§ Data for this task

----------

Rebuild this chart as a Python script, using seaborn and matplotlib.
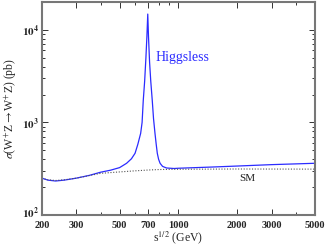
import matplotlib
matplotlib.use("Agg")
import matplotlib.pyplot as plt
import matplotlib.transforms as mtransforms
import seaborn as sns
import pandas as pd
from matplotlib.ticker import FixedLocator, NullFormatter, LogLocator

# Higgsless curve
hl_s = [200, 215, 235, 260, 300, 350, 400, 450, 500, 543, 575, 600, 620, 641, 652,
        661, 672, 682, 690, 697, 703, 712, 722, 735, 746, 759, 770, 780, 792, 806,
        830, 870, 950, 1000, 1500, 2000, 3000, 5000]
hl_sigma = [250, 238, 233, 238, 250, 268, 290, 305, 325, 362, 405, 464, 580, 762, 1000,
            1726, 2800, 5000, 8500, 14800, 8500, 4500, 2800, 1726, 1100, 762, 580, 464, 400, 362,
            335, 322, 318, 320, 330, 338, 350, 362]

# SM curve
sm_s = [200, 215, 235, 260, 300, 400, 500, 600, 700, 800, 1000, 2000, 5000]
sm_sigma = [250, 240, 236, 240, 250, 282, 292, 300, 306, 310, 312, 314, 313]

x_ticks = [200, 300, 500, 700, 1000, 2000, 3000, 5000]
x_ticklabels = ["200", "300", "500", "700", "1000", "2000", "3000", "5000"]
y_ticks = [100, 1000, 10000]
y_ticklabels = [r"$\mathbf{10^2}$", r"$\mathbf{10^3}$", r"$\mathbf{10^4}$"]

sns.set_style("ticks")
plt.rcParams['font.family'] = ['Liberation Serif', 'DejaVu Serif']
plt.rcParams['mathtext.fontset'] = 'stix'

fig = plt.figure(figsize=(3.27, 2.45), dpi=100)
ax = fig.add_axes([0.128, 0.1224, 0.835, 0.8696])

hl = pd.DataFrame({"s": hl_s, "sigma": hl_sigma})
sm = pd.DataFrame({"s": sm_s, "sigma": sm_sigma})
sns.lineplot(data=hl, x="s", y="sigma", ax=ax, color="#2b2bff", lw=0.9)
sns.lineplot(data=sm, x="s", y="sigma", ax=ax, color="#555555", lw=0.8, linestyle=(0, (1, 1.5)))

ax.set_xscale("log")
ax.set_yscale("log")
ax.set_xlim(200, 5000)
ax.set_ylim(100, 20000)

ax.xaxis.set_major_locator(FixedLocator(x_ticks))
ax.set_xticklabels(x_ticklabels, fontweight="bold")
ax.xaxis.set_minor_locator(LogLocator(base=10, subs=range(1, 10)))
ax.xaxis.set_minor_formatter(NullFormatter())
ax.yaxis.set_major_locator(FixedLocator(y_ticks))
ax.set_yticklabels(y_ticklabels, va="center_baseline")
ax.yaxis.set_minor_locator(LogLocator(base=10, subs=range(2, 10)))
ax.yaxis.set_minor_formatter(NullFormatter())

ax.tick_params(which="both", direction="in", top=True, right=True, color="#333333", width=0.7)
ax.tick_params(axis="x", which="major", length=4.5, labelsize=7.5, pad=4)
ax.tick_params(axis="y", which="major", length=4.5, labelsize=8, pad=2)
ax.tick_params(which="minor", length=2.5)

# nudge the lowest y tick label up a little so it clears the "200" label
lab0 = ax.get_yticklabels()[0]
lab0.set_transform(lab0.get_transform() + mtransforms.ScaledTranslation(0, 2 / 72, fig.dpi_scale_trans))

for sp in ax.spines.values():
    sp.set_color("#777777")
    sp.set_linewidth(1.5)

ax.set_xlabel(r"s$^{1/2}$ (GeV)", fontsize=8.5, labelpad=0)
ax.set_ylabel(r"$\sigma$(W$^{+}$Z$\rightarrow$W$^{+}$Z) (pb)", fontsize=8.5, labelpad=2)

ax.text(760, 5000, "Higgsless", color="#2b2bff", fontsize=10, va="center", ha="left")
ax.text(2050, 245, "SM", color="#222222", fontsize=8, va="center", ha="left")

fig.savefig("out.png", dpi=100)
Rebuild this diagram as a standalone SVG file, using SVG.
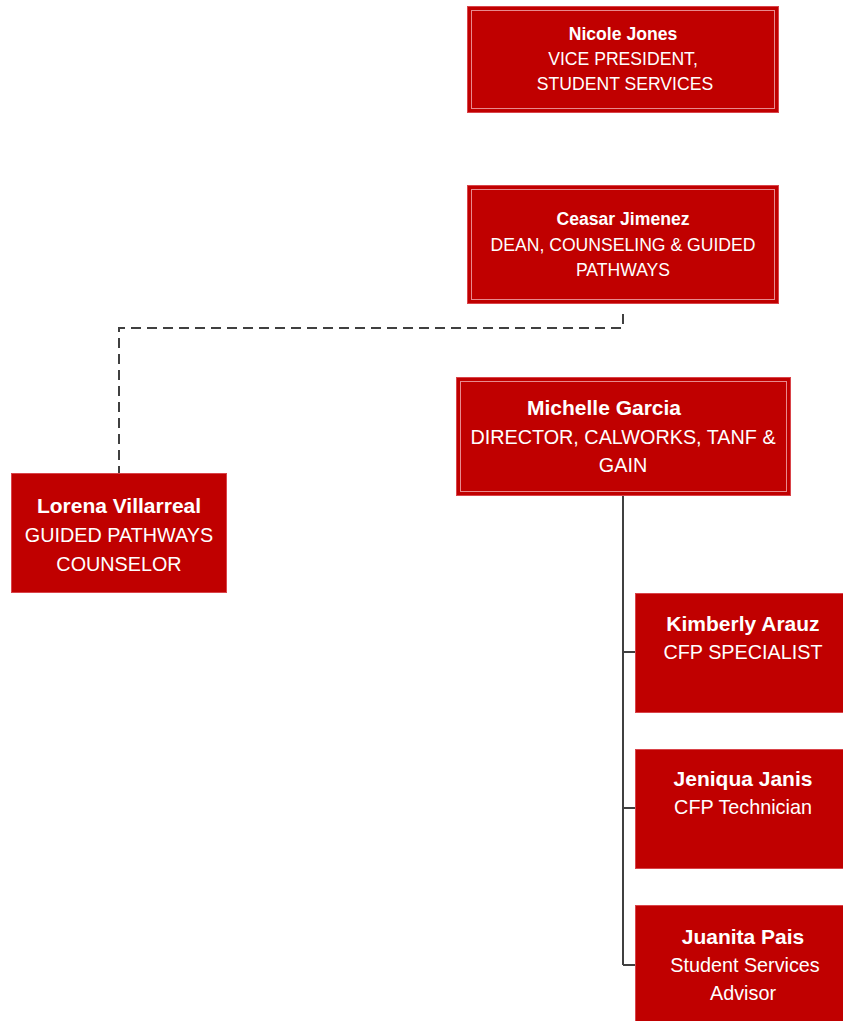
<svg xmlns="http://www.w3.org/2000/svg" width="843" height="1021" viewBox="0 0 843 1021">
<style>
.box{fill:#C00000;stroke:#D9444A;stroke-width:1}
.inner{fill:none;stroke:#E88A8E;stroke-width:1}
text{font-family:"Liberation Sans",Arial,sans-serif;fill:#fff;text-anchor:middle}
.s{font-size:17.6px}
.l{font-size:19.8px}
.l.b{font-size:21px}
.b{font-weight:bold}
.conn{fill:none;stroke:#404040;stroke-width:2}
</style>
<rect width="843" height="1021" fill="#fff"/>
<g id="connectors">
<path class="conn" d="M623,314 V328 H119 V473" stroke-dasharray="10,6"/>
<path class="conn" d="M623,495 V965 M623,652 H635 M623,808 H635 M623,965 H635"/>
</g>
<g id="n1">
<rect class="box" x="467.5" y="6.5" width="311" height="106"/>
<rect class="inner" x="471.5" y="10.5" width="303" height="98"/>
<text class="s b" x="623" y="40">Nicole Jones</text>
<text class="s" x="623" y="65">VICE PRESIDENT,</text>
<text class="s" x="625" y="90">STUDENT SERVICES</text>
</g>
<g id="n2">
<rect class="box" x="467.5" y="185.5" width="311" height="118"/>
<rect class="inner" x="471.5" y="189.5" width="303" height="110"/>
<text class="s b" x="623" y="225">Ceasar Jimenez</text>
<text class="s" x="623" y="251">DEAN, COUNSELING &amp; GUIDED</text>
<text class="s" x="623" y="276">PATHWAYS</text>
</g>
<g id="n3">
<rect class="box" x="456.5" y="377.5" width="334" height="118"/>
<rect class="inner" x="460.5" y="381.5" width="326" height="110"/>
<text class="l b" x="604" y="415">Michelle Garcia</text>
<text class="l" x="623" y="444">DIRECTOR, CALWORKS, TANF &amp;</text>
<text class="l" x="623" y="472">GAIN</text>
</g>
<g id="n4">
<rect class="box" x="11.5" y="473.5" width="215" height="119"/>
<text class="l b" x="119" y="513">Lorena Villarreal</text>
<text class="l" x="119" y="542">GUIDED PATHWAYS</text>
<text class="l" x="119" y="571">COUNSELOR</text>
</g>
<g id="n5">
<rect class="box" x="635.5" y="593.5" width="212" height="119"/>
<text class="l b" x="743" y="631">Kimberly Arauz</text>
<text class="l" x="743" y="659">CFP SPECIALIST</text>
</g>
<g id="n6">
<rect class="box" x="635.5" y="749.5" width="212" height="119"/>
<text class="l b" x="743" y="786">Jeniqua Janis</text>
<text class="l" x="743" y="814">CFP Technician</text>
</g>
<g id="n7">
<rect class="box" x="635.5" y="905.5" width="212" height="119"/>
<text class="l b" x="743" y="944">Juanita Pais</text>
<text class="l" x="745" y="972">Student Services</text>
<text class="l" x="743" y="1000">Advisor</text>
</g>
</svg>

----------

Copy out the entries verbatim and leave the images out.

§ Solved exercise
Rebuild this chart as a Python script, using seaborn and matplotlib.
import matplotlib
matplotlib.use("Agg")
import matplotlib.pyplot as plt
import matplotlib.transforms as mtransforms
import seaborn as sns
import pandas as pd
from matplotlib.ticker import FixedLocator, NullFormatter, LogLocator

# Higgsless curve
hl_s = [200, 215, 235, 260, 300, 350, 400, 450, 500, 543, 575, 600, 620, 641, 652,
        661, 672, 682, 690, 697, 703, 712, 722, 735, 746, 759, 770, 780, 792, 806,
        830, 870, 950, 1000, 1500, 2000, 3000, 5000]
hl_sigma = [250, 238, 233, 238, 250, 268, 290, 305, 325, 362, 405, 464, 580, 762, 1000,
            1726, 2800, 5000, 8500, 14800, 8500, 4500, 2800, 1726, 1100, 762, 580, 464, 400, 362,
            335, 322, 318, 320, 330, 338, 350, 362]

# SM curve
sm_s = [200, 215, 235, 260, 300, 400, 500, 600, 700, 800, 1000, 2000, 5000]
sm_sigma = [250, 240, 236, 240, 250, 282, 292, 300, 306, 310, 312, 314, 313]

x_ticks = [200, 300, 500, 700, 1000, 2000, 3000, 5000]
x_ticklabels = ["200", "300", "500", "700", "1000", "2000", "3000", "5000"]
y_ticks = [100, 1000, 10000]
y_ticklabels = [r"$\mathbf{10^2}$", r"$\mathbf{10^3}$", r"$\mathbf{10^4}$"]

sns.set_style("ticks")
plt.rcParams['font.family'] = ['Liberation Serif', 'DejaVu Serif']
plt.rcParams['mathtext.fontset'] = 'stix'

fig = plt.figure(figsize=(3.27, 2.45), dpi=100)
ax = fig.add_axes([0.128, 0.1224, 0.835, 0.8696])

hl = pd.DataFrame({"s": hl_s, "sigma": hl_sigma})
sm = pd.DataFrame({"s": sm_s, "sigma": sm_sigma})
sns.lineplot(data=hl, x="s", y="sigma", ax=ax, color="#2b2bff", lw=0.9)
sns.lineplot(data=sm, x="s", y="sigma", ax=ax, color="#555555", lw=0.8, linestyle=(0, (1, 1.5)))

ax.set_xscale("log")
ax.set_yscale("log")
ax.set_xlim(200, 5000)
ax.set_ylim(100, 20000)

ax.xaxis.set_major_locator(FixedLocator(x_ticks))
ax.set_xticklabels(x_ticklabels, fontweight="bold")
ax.xaxis.set_minor_locator(LogLocator(base=10, subs=range(1, 10)))
ax.xaxis.set_minor_formatter(NullFormatter())
ax.yaxis.set_major_locator(FixedLocator(y_ticks))
ax.set_yticklabels(y_ticklabels, va="center_baseline")
ax.yaxis.set_minor_locator(LogLocator(base=10, subs=range(2, 10)))
ax.yaxis.set_minor_formatter(NullFormatter())

ax.tick_params(which="both", direction="in", top=True, right=True, color="#333333", width=0.7)
ax.tick_params(axis="x", which="major", length=4.5, labelsize=7.5, pad=4)
ax.tick_params(axis="y", which="major", length=4.5, labelsize=8, pad=2)
ax.tick_params(which="minor", length=2.5)

# nudge the lowest y tick label up a little so it clears the "200" label
lab0 = ax.get_yticklabels()[0]
lab0.set_transform(lab0.get_transform() + mtransforms.ScaledTranslation(0, 2 / 72, fig.dpi_scale_trans))

for sp in ax.spines.values():
    sp.set_color("#777777")
    sp.set_linewidth(1.5)

ax.set_xlabel(r"s$^{1/2}$ (GeV)", fontsize=8.5, labelpad=0)
ax.set_ylabel(r"$\sigma$(W$^{+}$Z$\rightarrow$W$^{+}$Z) (pb)", fontsize=8.5, labelpad=2)

ax.text(760, 5000, "Higgsless", color="#2b2bff", fontsize=10, va="center", ha="left")
ax.text(2050, 245, "SM", color="#222222", fontsize=8, va="center", ha="left")

fig.savefig("out.png", dpi=100)
Rebuild this diagram as a standalone SVG file, using SVG.
<svg xmlns="http://www.w3.org/2000/svg" width="843" height="1021" viewBox="0 0 843 1021">
<style>
.box{fill:#C00000;stroke:#D9444A;stroke-width:1}
.inner{fill:none;stroke:#E88A8E;stroke-width:1}
text{font-family:"Liberation Sans",Arial,sans-serif;fill:#fff;text-anchor:middle}
.s{font-size:17.6px}
.l{font-size:19.8px}
.l.b{font-size:21px}
.b{font-weight:bold}
.conn{fill:none;stroke:#404040;stroke-width:2}
</style>
<rect width="843" height="1021" fill="#fff"/>
<g id="connectors">
<path class="conn" d="M623,314 V328 H119 V473" stroke-dasharray="10,6"/>
<path class="conn" d="M623,495 V965 M623,652 H635 M623,808 H635 M623,965 H635"/>
</g>
<g id="n1">
<rect class="box" x="467.5" y="6.5" width="311" height="106"/>
<rect class="inner" x="471.5" y="10.5" width="303" height="98"/>
<text class="s b" x="623" y="40">Nicole Jones</text>
<text class="s" x="623" y="65">VICE PRESIDENT,</text>
<text class="s" x="625" y="90">STUDENT SERVICES</text>
</g>
<g id="n2">
<rect class="box" x="467.5" y="185.5" width="311" height="118"/>
<rect class="inner" x="471.5" y="189.5" width="303" height="110"/>
<text class="s b" x="623" y="225">Ceasar Jimenez</text>
<text class="s" x="623" y="251">DEAN, COUNSELING &amp; GUIDED</text>
<text class="s" x="623" y="276">PATHWAYS</text>
</g>
<g id="n3">
<rect class="box" x="456.5" y="377.5" width="334" height="118"/>
<rect class="inner" x="460.5" y="381.5" width="326" height="110"/>
<text class="l b" x="604" y="415">Michelle Garcia</text>
<text class="l" x="623" y="444">DIRECTOR, CALWORKS, TANF &amp;</text>
<text class="l" x="623" y="472">GAIN</text>
</g>
<g id="n4">
<rect class="box" x="11.5" y="473.5" width="215" height="119"/>
<text class="l b" x="119" y="513">Lorena Villarreal</text>
<text class="l" x="119" y="542">GUIDED PATHWAYS</text>
<text class="l" x="119" y="571">COUNSELOR</text>
</g>
<g id="n5">
<rect class="box" x="635.5" y="593.5" width="212" height="119"/>
<text class="l b" x="743" y="631">Kimberly Arauz</text>
<text class="l" x="743" y="659">CFP SPECIALIST</text>
</g>
<g id="n6">
<rect class="box" x="635.5" y="749.5" width="212" height="119"/>
<text class="l b" x="743" y="786">Jeniqua Janis</text>
<text class="l" x="743" y="814">CFP Technician</text>
</g>
<g id="n7">
<rect class="box" x="635.5" y="905.5" width="212" height="119"/>
<text class="l b" x="743" y="944">Juanita Pais</text>
<text class="l" x="745" y="972">Student Services</text>
<text class="l" x="743" y="1000">Advisor</text>
</g>
</svg>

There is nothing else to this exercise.